━━━ STORED DATA ━━━
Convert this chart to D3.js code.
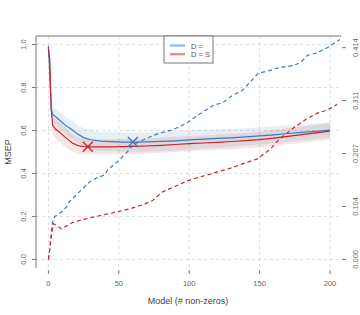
<!DOCTYPE html>
<html>
<head>
<meta charset="utf-8">
<script src="https://cdn.jsdelivr.net/npm/d3@7"></script>
<style>
  body { margin: 0; background: #fff; }
  text { font-family: "Liberation Sans", Arial, sans-serif; }
</style>
</head>
<body>
<div id="chart"></div>
<script>
// model sizes for the MSEP curves
var modelSize = [0,1,2,3,5,8,12,17,21,25,30,37,45,53,60,70,80,90,100,110,120,130,140,150,160,170,180,190,200];

// D = (blue)
var msepD   = [0.995,0.86,0.70,0.675,0.665,0.648,0.625,0.602,0.583,0.567,0.557,0.551,0.548,0.546,0.546,0.547,0.549,0.552,0.556,0.560,0.563,0.566,0.570,0.575,0.580,0.586,0.591,0.596,0.602];
var msepDHi = [1.015,0.89,0.73,0.71,0.705,0.688,0.665,0.642,0.623,0.609,0.602,0.596,0.593,0.591,0.591,0.592,0.594,0.597,0.601,0.604,0.606,0.608,0.611,0.615,0.619,0.624,0.628,0.632,0.637];
var msepDLo = [0.975,0.83,0.67,0.64,0.625,0.608,0.585,0.562,0.543,0.525,0.512,0.506,0.503,0.501,0.501,0.502,0.504,0.507,0.511,0.516,0.520,0.524,0.529,0.535,0.541,0.548,0.554,0.560,0.567];

// D = S (red)
var msepDS   = [0.98,0.93,0.70,0.625,0.607,0.592,0.568,0.542,0.530,0.525,0.524,0.524,0.524,0.525,0.526,0.528,0.531,0.535,0.539,0.542,0.545,0.549,0.553,0.558,0.565,0.573,0.581,0.589,0.597];
var msepDSHi = [1.00,0.96,0.74,0.67,0.652,0.637,0.613,0.582,0.568,0.560,0.559,0.559,0.559,0.560,0.561,0.563,0.566,0.570,0.574,0.577,0.580,0.585,0.589,0.594,0.602,0.610,0.619,0.627,0.636];
var msepDSLo = [0.96,0.90,0.66,0.58,0.562,0.547,0.523,0.502,0.492,0.490,0.489,0.489,0.489,0.490,0.491,0.493,0.496,0.500,0.504,0.507,0.510,0.513,0.517,0.522,0.528,0.536,0.543,0.551,0.558];

// dashed curves, right axis
var dashXD = [0,1,2,3,4.6,9.6,13,15,22,29.5,34,40,42,49,56,60,70,79,88,98,105,117,124,131,138,143,149,157,164,174,179,184,191,198,205,207];
var dashD  = [0,0.02,0.05,0.074,0.084,0.093,0.103,0.113,0.132,0.152,0.159,0.165,0.175,0.191,0.210,0.224,0.237,0.247,0.253,0.266,0.280,0.301,0.307,0.321,0.331,0.346,0.364,0.369,0.375,0.379,0.385,0.399,0.404,0.414,0.426,0.430];
var dashXDS = [0,1,2,3.5,9.4,17,24.5,34,49,58,67,74,81,91,99,110,120,130,140,148,157,164,174,183,191,198,205];
var dashDS  = [0,0.02,0.045,0.07,0.060,0.072,0.078,0.084,0.093,0.099,0.107,0.115,0.132,0.144,0.154,0.163,0.171,0.179,0.189,0.196,0.214,0.235,0.257,0.274,0.286,0.292,0.303];

// minima markers
var minD  = [60, 0.546];
var minDS = [28, 0.524];

var xTicks = [0, 50, 100, 150, 200];
var yTicks = [0, 0.2, 0.4, 0.6, 0.8, 1.0];
var yTickLabels = ['0.0', '0.2', '0.4', '0.6', '0.8', '1.0'];
var rTicks = [0, 0.1035, 0.207, 0.3105, 0.414];
var rTickLabels = ['0.000', '0.104', '0.207', '0.311', '0.414'];
var legendLabels = ['D =', 'D = S'];

var blue = '#3a7abd', red = '#c4262b';

var svg = d3.select('#chart')
  .append('svg')
    .attr('width', 360)
    .attr('height', 315);

var x = d3.scaleLinear().domain([-8.8, 207.8]).range([36, 341]);
var y = d3.scaleLinear().domain([-0.04, 1.04]).range([268, 36]);
var yR = d3.scaleLinear().domain([-0.04 * 0.42, 1.04 * 0.42]).range([268, 36]);

// grid
svg.append('g').selectAll('line')
  .data(yTicks)
  .enter().append('line')
    .attr('x1', 36).attr('x2', 341)
    .attr('y1', function(d) { return y(d); })
    .attr('y2', function(d) { return y(d); })
    .attr('stroke', '#dcdcdc').attr('stroke-dasharray', '3,3');
svg.append('g').selectAll('line')
  .data(xTicks)
  .enter().append('line')
    .attr('y1', 36).attr('y2', 268)
    .attr('x1', function(d) { return x(d); })
    .attr('x2', function(d) { return x(d); })
    .attr('stroke', '#dcdcdc').attr('stroke-dasharray', '3,3');

// confidence bands
var area = function(lo, hi) {
  return d3.area()
    .x(function(d, i) { return x(modelSize[i]); })
    .y0(function(d, i) { return y(lo[i]); })
    .y1(function(d, i) { return y(hi[i]); })(modelSize);
};
svg.append('path').attr('d', area(msepDLo, msepDHi))
  .attr('fill', blue).attr('fill-opacity', 0.13);
svg.append('path').attr('d', area(msepDSLo, msepDSHi))
  .attr('fill', red).attr('fill-opacity', 0.12);

// dashed lines on the right scale
var dashLine = function(xs, vs) {
  return d3.line()
    .x(function(d, i) { return x(xs[i]); })
    .y(function(d, i) { return yR(vs[i]); })(xs);
};
svg.append('path').attr('d', dashLine(dashXD, dashD))
  .attr('fill', 'none').attr('stroke', blue).attr('stroke-width', 1.2)
  .attr('stroke-dasharray', '4,3');
svg.append('path').attr('d', dashLine(dashXDS, dashDS))
  .attr('fill', 'none').attr('stroke', red).attr('stroke-width', 1.2)
  .attr('stroke-dasharray', '4,3');

// solid MSEP curves
var solid = function(vs) {
  return d3.line()
    .x(function(d, i) { return x(modelSize[i]); })
    .y(function(d, i) { return y(vs[i]); })(modelSize);
};
svg.append('path').attr('d', solid(msepD))
  .attr('fill', 'none').attr('stroke', blue).attr('stroke-width', 1.2);
svg.append('path').attr('d', solid(msepDS))
  .attr('fill', 'none').attr('stroke', red).attr('stroke-width', 1.2);

// x markers at the minima
[[minD, blue], [minDS, red]].forEach(function(m) {
  var cx = x(m[0][0]), cy = y(m[0][1]);
  svg.append('path')
    .attr('d', 'M' + (cx - 5) + ',' + (cy - 5) + 'L' + (cx + 5) + ',' + (cy + 5) +
               'M' + (cx - 5) + ',' + (cy + 5) + 'L' + (cx + 5) + ',' + (cy - 5))
    .attr('stroke', m[1]).attr('stroke-width', 1.4);
});

// frame: top line and left axis line
svg.append('line').attr('x1', 36).attr('x2', 341).attr('y1', 36).attr('y2', 36)
  .attr('stroke', '#777');
svg.append('line').attr('x1', 36).attr('x2', 36).attr('y1', 36).attr('y2', 268)
  .attr('stroke', '#777');

// left axis
var left = svg.append('g');
left.selectAll('line').data(yTicks).enter().append('line')
  .attr('x1', 32).attr('x2', 36)
  .attr('y1', function(d) { return y(d); })
  .attr('y2', function(d) { return y(d); })
  .attr('stroke', '#777');
left.selectAll('text').data(yTicks).enter().append('text')
  .attr('transform', function(d) { return 'translate(26,' + y(d) + ') rotate(-90)'; })
  .attr('text-anchor', 'middle')
  .attr('font-size', 7.5).attr('fill', '#666')
  .text(function(d, i) { return yTickLabels[i]; });

// right axis
var right = svg.append('g');
right.selectAll('line').data(rTicks).enter().append('line')
  .attr('x1', 342).attr('x2', 346)
  .attr('y1', function(d) { return yR(d); })
  .attr('y2', function(d) { return yR(d); })
  .attr('stroke', '#777');
right.selectAll('text').data(rTicks).enter().append('text')
  .attr('transform', function(d) { return 'translate(358,' + yR(d) + ') rotate(-90)'; })
  .attr('text-anchor', 'middle')
  .attr('font-size', 7.5).attr('fill', '#666')
  .text(function(d, i) { return rTickLabels[i]; });

// bottom axis (ticks only)
var bottom = svg.append('g');
bottom.selectAll('line').data(xTicks).enter().append('line')
  .attr('y1', 270).attr('y2', 274)
  .attr('x1', function(d) { return x(d); })
  .attr('x2', function(d) { return x(d); })
  .attr('stroke', '#777');
bottom.selectAll('text').data(xTicks).enter().append('text')
  .attr('x', function(d) { return x(d); })
  .attr('y', 286)
  .attr('text-anchor', 'middle')
  .attr('font-size', 7.5).attr('fill', '#666')
  .text(function(d) { return d; });

// axis titles
svg.append('text')
  .attr('x', 188).attr('y', 304)
  .attr('text-anchor', 'middle')
  .attr('font-size', 9).attr('fill', '#444')
  .text('Model (# non-zeros)');
svg.append('text')
  .attr('transform', 'translate(11,152) rotate(-90)')
  .attr('text-anchor', 'middle')
  .attr('font-size', 9).attr('fill', '#444')
  .text('MSEP');

// legend
var legend = svg.append('g').attr('class', 'legend');
legend.append('rect')
  .attr('x', 164).attr('y', 36).attr('width', 49).attr('height', 27)
  .attr('fill', '#fff').attr('stroke', '#777');
legend.selectAll('line').data(legendLabels).enter().append('line')
  .attr('x1', 170).attr('x2', 185)
  .attr('y1', function(d, i) { return 45.5 + i * 8.7; })
  .attr('y2', function(d, i) { return 45.5 + i * 8.7; })
  .attr('stroke', function(d, i) { return i ? '#e09595' : '#9dbfe0'; })
  .attr('stroke-width', 2.5);
legend.selectAll('text').data(legendLabels).enter().append('text')
  .attr('x', 191)
  .attr('y', function(d, i) { return 48.5 + i * 8.7; })
  .attr('font-size', 7.5).attr('fill', '#555')
  .text(function(d) { return d; });
</script>
</body>
</html>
━━━
DIRECTIONS FOR THIS TASK
Each line with the string "chart" in it needs to be found and copied.

OUTPUT FOR THIS EXERCISE
Convert this chart to D3.js code.
<div id="chart"></div>
var svg = d3.select('#chart')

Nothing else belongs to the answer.